大和永享の乱 2
 
永享十年になったが、いまだに城は堅固で落城の気配も見えない。あまりの事態に驚愕して、管領・畠山持国自らが一万余騎を従えて急行してきた。まず多武峰へ押し寄せて攻撃する。終日続く合戦に入れかわる兵力もなく南軍はついに敗れ、四条三位・三輪入道以下主だった者四十余人はひと足たりとて退かずに討死にしてしまった。そのほかの残兵たちは思い思いに逃げ延びていった。幕府軍は勝利して多武峰の堂塔坊舎に火を放ったので、数多く作られた多武峰の僧房が一瞬にして灰燼に帰する光景は、嘆かわしいと云うどころではなかった。

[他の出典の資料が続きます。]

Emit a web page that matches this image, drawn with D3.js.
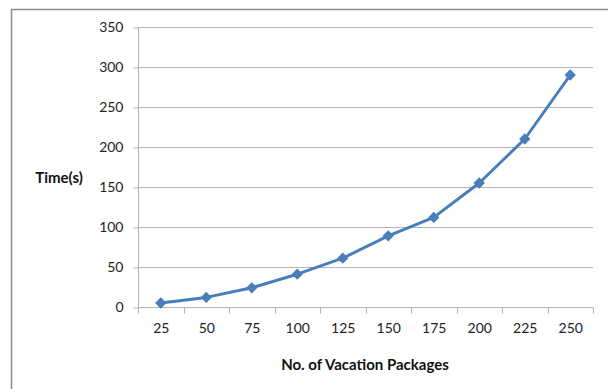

畠山の軍勢は勢いに乗って、土岐・一色が失敗した高取城を攻めつける。しかし越智はちっとも臆せずに士卒を励まして防戦し、毎日攻撃側の死者・負傷者がおびただしく出るので、畠山も仕方なくまた遠巻きに包囲するようになったのだった。

このようにしてこの年も九月半ばになり、高取城も長期の籠城に兵粮が尽きて首陽山の飢餓にもなろうとする。そこで、この城では運を開くことがかなわなかったがひとまず脱出してまた旗を揚げよう、と廿八日の夜半に大将の越智をはじめ籠城の士卒千余人が三箇所の木戸より忍び出て思い思いに逃げていった。城に残った者どもが火を放ったので、幕府軍はその光に驚きわれ先に攻め上がって騒いでいる間に残った連中も逃げていった。幕府軍は敵兵のいなくなった城へ攻め入って勝鬨をあげて、自慢顔で京都に帰っていった。

しかし京童は口さがなく「笑草のたねをまきたる畠山」などと歌を作って囃したてたので、持国は面目を失ったのか、しばらくは仮病を申し立てて出仕もしなかった。